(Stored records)
* * * * * * * * *
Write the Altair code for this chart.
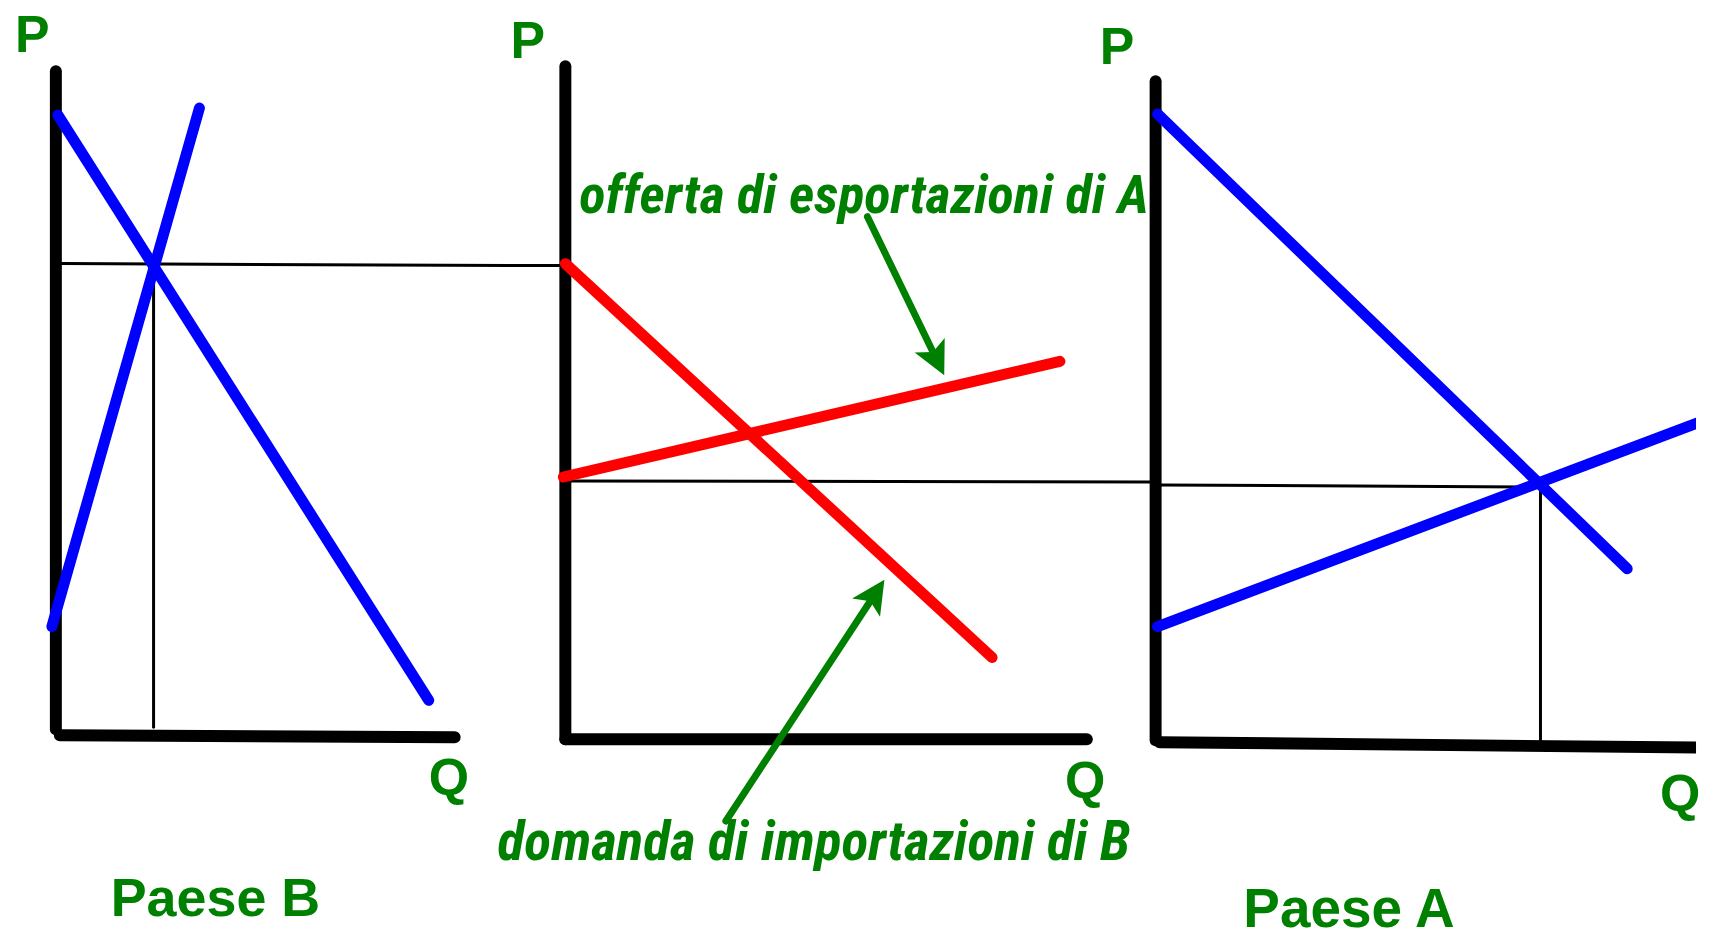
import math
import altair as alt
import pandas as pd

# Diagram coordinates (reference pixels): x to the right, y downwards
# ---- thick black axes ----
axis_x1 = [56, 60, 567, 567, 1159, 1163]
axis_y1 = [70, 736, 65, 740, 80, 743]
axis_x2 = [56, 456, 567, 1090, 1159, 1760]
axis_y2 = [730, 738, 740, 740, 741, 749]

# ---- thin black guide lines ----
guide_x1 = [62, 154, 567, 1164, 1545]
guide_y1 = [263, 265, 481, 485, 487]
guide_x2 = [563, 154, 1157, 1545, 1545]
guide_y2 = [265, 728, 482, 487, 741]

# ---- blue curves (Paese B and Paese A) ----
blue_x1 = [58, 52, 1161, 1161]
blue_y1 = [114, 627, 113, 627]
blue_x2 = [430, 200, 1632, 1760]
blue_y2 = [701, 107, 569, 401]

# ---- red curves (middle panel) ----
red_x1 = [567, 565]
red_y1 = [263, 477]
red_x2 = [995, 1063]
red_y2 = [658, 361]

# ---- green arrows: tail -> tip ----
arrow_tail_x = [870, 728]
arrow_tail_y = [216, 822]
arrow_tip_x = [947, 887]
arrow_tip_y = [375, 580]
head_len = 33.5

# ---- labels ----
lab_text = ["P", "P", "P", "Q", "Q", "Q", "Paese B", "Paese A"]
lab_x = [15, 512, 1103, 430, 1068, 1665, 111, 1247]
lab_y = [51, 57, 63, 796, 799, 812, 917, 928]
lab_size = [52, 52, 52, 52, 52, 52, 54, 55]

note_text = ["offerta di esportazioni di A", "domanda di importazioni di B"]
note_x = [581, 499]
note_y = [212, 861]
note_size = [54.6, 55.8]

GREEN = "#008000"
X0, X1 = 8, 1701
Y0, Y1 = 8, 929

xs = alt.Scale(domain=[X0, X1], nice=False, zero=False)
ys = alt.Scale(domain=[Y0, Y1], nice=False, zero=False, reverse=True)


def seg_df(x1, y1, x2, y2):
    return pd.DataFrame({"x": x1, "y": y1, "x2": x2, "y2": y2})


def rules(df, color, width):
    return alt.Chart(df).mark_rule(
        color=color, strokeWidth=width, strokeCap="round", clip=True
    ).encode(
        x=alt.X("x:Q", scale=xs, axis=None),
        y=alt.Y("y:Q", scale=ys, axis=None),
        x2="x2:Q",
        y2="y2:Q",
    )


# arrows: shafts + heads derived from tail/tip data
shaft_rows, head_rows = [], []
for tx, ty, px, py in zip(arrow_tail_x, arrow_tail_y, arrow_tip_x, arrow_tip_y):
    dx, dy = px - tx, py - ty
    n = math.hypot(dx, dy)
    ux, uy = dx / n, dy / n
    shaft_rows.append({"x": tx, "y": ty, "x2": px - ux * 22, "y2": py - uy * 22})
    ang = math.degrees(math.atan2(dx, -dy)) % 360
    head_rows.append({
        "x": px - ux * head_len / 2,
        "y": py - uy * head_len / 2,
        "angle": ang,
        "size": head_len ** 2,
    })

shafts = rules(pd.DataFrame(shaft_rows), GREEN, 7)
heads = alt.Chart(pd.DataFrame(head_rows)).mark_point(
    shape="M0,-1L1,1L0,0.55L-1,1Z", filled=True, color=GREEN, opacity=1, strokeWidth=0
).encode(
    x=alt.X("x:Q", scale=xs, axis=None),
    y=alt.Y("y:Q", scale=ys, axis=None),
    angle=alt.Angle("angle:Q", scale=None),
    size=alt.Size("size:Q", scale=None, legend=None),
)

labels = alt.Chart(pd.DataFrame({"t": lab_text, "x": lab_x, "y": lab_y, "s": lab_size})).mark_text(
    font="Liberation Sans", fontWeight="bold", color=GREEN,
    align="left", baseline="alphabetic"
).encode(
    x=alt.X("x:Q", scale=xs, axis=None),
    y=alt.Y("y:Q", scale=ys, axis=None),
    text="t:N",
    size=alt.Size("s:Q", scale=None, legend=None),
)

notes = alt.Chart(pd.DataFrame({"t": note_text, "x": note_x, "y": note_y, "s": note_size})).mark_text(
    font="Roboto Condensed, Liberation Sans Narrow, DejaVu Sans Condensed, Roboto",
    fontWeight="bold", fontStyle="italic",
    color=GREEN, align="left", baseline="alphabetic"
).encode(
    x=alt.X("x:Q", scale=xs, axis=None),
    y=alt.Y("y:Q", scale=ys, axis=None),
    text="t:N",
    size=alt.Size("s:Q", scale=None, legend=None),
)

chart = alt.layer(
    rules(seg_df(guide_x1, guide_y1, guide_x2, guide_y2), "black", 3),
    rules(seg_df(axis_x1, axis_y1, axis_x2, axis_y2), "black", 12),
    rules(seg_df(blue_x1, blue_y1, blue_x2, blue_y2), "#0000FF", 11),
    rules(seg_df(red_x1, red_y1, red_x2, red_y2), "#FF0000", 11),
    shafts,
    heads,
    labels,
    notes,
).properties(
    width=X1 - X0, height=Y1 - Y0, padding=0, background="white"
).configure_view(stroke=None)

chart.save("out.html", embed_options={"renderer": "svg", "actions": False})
* * * * * * * * *
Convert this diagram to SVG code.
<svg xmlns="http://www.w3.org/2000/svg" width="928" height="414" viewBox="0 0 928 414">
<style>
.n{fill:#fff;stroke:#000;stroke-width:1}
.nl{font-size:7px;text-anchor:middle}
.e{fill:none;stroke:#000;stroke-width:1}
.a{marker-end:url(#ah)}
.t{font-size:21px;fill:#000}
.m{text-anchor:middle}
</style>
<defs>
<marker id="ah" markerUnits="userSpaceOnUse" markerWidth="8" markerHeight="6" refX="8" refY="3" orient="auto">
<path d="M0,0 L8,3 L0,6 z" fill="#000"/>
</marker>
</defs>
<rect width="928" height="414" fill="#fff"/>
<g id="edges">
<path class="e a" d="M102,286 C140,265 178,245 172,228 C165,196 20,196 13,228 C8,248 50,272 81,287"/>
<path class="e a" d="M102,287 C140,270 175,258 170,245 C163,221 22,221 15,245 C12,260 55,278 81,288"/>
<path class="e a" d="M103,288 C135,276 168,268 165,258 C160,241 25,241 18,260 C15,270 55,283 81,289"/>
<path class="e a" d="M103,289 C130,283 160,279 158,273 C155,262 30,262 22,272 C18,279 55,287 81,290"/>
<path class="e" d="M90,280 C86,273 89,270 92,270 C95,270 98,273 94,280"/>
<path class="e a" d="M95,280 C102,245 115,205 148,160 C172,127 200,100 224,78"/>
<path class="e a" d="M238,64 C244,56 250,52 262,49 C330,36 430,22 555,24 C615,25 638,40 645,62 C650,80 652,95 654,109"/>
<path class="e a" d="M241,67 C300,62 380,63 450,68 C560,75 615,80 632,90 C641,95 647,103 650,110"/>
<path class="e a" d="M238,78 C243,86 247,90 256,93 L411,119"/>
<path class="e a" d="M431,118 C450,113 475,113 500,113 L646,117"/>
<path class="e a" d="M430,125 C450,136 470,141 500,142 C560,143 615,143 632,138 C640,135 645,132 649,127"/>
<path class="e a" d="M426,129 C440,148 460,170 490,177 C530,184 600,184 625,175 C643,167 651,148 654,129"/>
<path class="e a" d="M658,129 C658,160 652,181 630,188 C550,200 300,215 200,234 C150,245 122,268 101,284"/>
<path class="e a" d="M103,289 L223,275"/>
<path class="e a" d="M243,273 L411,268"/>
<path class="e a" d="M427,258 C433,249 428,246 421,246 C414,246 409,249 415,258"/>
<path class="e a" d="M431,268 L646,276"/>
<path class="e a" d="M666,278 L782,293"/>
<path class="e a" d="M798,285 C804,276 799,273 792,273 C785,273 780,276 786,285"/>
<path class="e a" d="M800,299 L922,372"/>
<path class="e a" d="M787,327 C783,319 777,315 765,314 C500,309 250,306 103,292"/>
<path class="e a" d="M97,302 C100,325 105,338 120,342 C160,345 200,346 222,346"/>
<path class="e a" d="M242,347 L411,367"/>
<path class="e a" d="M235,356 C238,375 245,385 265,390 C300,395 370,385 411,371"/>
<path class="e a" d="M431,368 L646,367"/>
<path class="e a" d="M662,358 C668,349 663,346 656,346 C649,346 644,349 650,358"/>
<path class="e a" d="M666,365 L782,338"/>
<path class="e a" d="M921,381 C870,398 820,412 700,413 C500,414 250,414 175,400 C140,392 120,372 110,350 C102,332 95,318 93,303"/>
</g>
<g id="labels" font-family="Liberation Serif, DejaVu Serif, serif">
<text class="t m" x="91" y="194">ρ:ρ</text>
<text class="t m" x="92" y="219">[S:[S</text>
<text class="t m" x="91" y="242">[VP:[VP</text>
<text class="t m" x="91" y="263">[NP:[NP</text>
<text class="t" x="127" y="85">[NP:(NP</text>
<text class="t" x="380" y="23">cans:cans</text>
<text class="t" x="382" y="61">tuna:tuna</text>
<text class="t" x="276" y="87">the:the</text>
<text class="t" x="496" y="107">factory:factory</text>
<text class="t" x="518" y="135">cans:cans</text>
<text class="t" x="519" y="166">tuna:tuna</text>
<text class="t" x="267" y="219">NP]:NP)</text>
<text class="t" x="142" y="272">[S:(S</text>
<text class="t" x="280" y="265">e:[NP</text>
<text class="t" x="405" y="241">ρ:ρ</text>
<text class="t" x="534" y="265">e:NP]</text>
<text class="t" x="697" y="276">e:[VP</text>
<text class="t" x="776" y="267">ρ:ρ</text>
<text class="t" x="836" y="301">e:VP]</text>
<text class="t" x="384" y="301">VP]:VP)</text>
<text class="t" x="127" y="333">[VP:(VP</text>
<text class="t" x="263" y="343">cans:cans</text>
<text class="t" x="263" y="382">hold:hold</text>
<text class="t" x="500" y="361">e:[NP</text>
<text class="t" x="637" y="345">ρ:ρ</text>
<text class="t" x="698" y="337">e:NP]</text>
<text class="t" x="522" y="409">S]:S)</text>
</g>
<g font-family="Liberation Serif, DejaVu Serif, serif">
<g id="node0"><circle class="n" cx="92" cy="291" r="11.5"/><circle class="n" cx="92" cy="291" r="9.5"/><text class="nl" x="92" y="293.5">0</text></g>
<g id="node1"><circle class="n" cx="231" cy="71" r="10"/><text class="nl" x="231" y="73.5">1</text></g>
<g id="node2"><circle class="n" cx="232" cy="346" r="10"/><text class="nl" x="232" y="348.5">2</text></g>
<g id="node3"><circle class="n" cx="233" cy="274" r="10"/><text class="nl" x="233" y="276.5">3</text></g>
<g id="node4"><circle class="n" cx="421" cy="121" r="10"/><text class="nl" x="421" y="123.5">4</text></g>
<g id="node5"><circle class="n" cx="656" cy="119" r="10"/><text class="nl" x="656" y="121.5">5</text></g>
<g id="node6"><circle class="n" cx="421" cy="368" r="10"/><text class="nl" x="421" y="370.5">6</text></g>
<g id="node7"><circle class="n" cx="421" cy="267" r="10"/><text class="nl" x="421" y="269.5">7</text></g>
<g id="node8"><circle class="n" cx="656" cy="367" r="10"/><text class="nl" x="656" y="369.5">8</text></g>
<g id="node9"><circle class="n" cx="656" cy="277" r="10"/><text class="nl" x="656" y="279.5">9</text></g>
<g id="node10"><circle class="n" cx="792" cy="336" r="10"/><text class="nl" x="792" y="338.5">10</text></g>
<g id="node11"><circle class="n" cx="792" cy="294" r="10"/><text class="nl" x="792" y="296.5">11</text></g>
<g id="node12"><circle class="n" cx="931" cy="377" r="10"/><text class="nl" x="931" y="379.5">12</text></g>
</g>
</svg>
* * * * * * * * *
■ **Direction**: Pictures are not part of the copy. Write out only the lines from the one containing "Write the Altair code for this chart." through the one containing "red_y2 = [658, 361]", exactly as they stand, both included.

■ **The completed task**:
Write the Altair code for this chart.
import math
import altair as alt
import pandas as pd

# Diagram coordinates (reference pixels): x to the right, y downwards
# ---- thick black axes ----
axis_x1 = [56, 60, 567, 567, 1159, 1163]
axis_y1 = [70, 736, 65, 740, 80, 743]
axis_x2 = [56, 456, 567, 1090, 1159, 1760]
axis_y2 = [730, 738, 740, 740, 741, 749]

# ---- thin black guide lines ----
guide_x1 = [62, 154, 567, 1164, 1545]
guide_y1 = [263, 265, 481, 485, 487]
guide_x2 = [563, 154, 1157, 1545, 1545]
guide_y2 = [265, 728, 482, 487, 741]

# ---- blue curves (Paese B and Paese A) ----
blue_x1 = [58, 52, 1161, 1161]
blue_y1 = [114, 627, 113, 627]
blue_x2 = [430, 200, 1632, 1760]
blue_y2 = [701, 107, 569, 401]

# ---- red curves (middle panel) ----
red_x1 = [567, 565]
red_y1 = [263, 477]
red_x2 = [995, 1063]
red_y2 = [658, 361]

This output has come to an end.